Repeat exactly the lines running from the first line of the data to the line containing "ax = fig.add_axes([0.134, 0.119, 0.863, 0.870])", both ends included, and nothing else; drop the pictures.

——

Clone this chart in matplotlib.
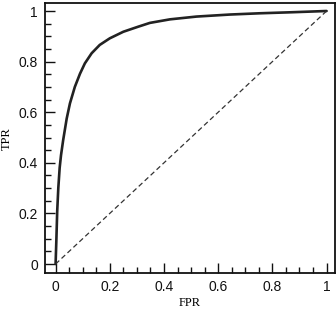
import matplotlib
matplotlib.use("Agg")
import matplotlib.pyplot as plt
from matplotlib.ticker import MultipleLocator

# ROC curve
fpr = [0.0, 0.003, 0.006, 0.010, 0.015, 0.020, 0.028, 0.041, 0.053, 0.071,
       0.090, 0.108, 0.133, 0.163, 0.200, 0.250, 0.305, 0.348, 0.422, 0.520,
       0.643, 0.754, 0.870, 1.0]
tpr = [0.0, 0.10, 0.21, 0.30, 0.38, 0.43, 0.49, 0.575, 0.635, 0.700,
       0.752, 0.793, 0.833, 0.866, 0.892, 0.918, 0.938, 0.953, 0.967, 0.978,
       0.986, 0.991, 0.995, 1.0]
chance = [0.0, 1.0]
tick_vals = [0, 0.2, 0.4, 0.6, 0.8, 1]
tick_labels = ["0", "0.2", "0.4", "0.6", "0.8", "1"]

fig = plt.figure(figsize=(3.36, 3.10), dpi=100)
ax = fig.add_axes([0.134, 0.119, 0.863, 0.870])

ax.plot(fpr, tpr, color="#222222", lw=1.9, solid_capstyle="round",
        solid_joinstyle="round")
ax.plot(chance, chance, color="#333333", lw=0.9, dashes=(4, 2.5))

ax.set_xlim(-0.039, 1.031)
ax.set_ylim(-0.036, 1.030)

ax.set_xticks(tick_vals)
ax.set_xticklabels(tick_labels)
ax.set_yticks(tick_vals)
ax.set_yticklabels(tick_labels)
ax.xaxis.set_minor_locator(MultipleLocator(0.05))
ax.yaxis.set_minor_locator(MultipleLocator(0.05))
ax.tick_params(which="both", direction="in", top=False, right=False,
               colors="#111111", width=1.0)
ax.tick_params(which="major", length=7, labelsize=10, pad=5)
ax.tick_params(which="minor", length=4.5)
for lab in ax.get_xticklabels() + ax.get_yticklabels():
    lab.set_family("Liberation Sans")

for sp in ax.spines.values():
    sp.set_linewidth(1.3)
    sp.set_color("#111111")

ax.set_xlabel("FPR", family="Liberation Serif", fontsize=9, labelpad=2)
ax.set_ylabel("TPR", family="Liberation Serif", fontsize=9, labelpad=4)

fig.savefig("out.png", dpi=100)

——

» **EXERCISE RESULT**:
Clone this chart in matplotlib.
import matplotlib
matplotlib.use("Agg")
import matplotlib.pyplot as plt
from matplotlib.ticker import MultipleLocator

# ROC curve
fpr = [0.0, 0.003, 0.006, 0.010, 0.015, 0.020, 0.028, 0.041, 0.053, 0.071,
       0.090, 0.108, 0.133, 0.163, 0.200, 0.250, 0.305, 0.348, 0.422, 0.520,
       0.643, 0.754, 0.870, 1.0]
tpr = [0.0, 0.10, 0.21, 0.30, 0.38, 0.43, 0.49, 0.575, 0.635, 0.700,
       0.752, 0.793, 0.833, 0.866, 0.892, 0.918, 0.938, 0.953, 0.967, 0.978,
       0.986, 0.991, 0.995, 1.0]
chance = [0.0, 1.0]
tick_vals = [0, 0.2, 0.4, 0.6, 0.8, 1]
tick_labels = ["0", "0.2", "0.4", "0.6", "0.8", "1"]

fig = plt.figure(figsize=(3.36, 3.10), dpi=100)
ax = fig.add_axes([0.134, 0.119, 0.863, 0.870])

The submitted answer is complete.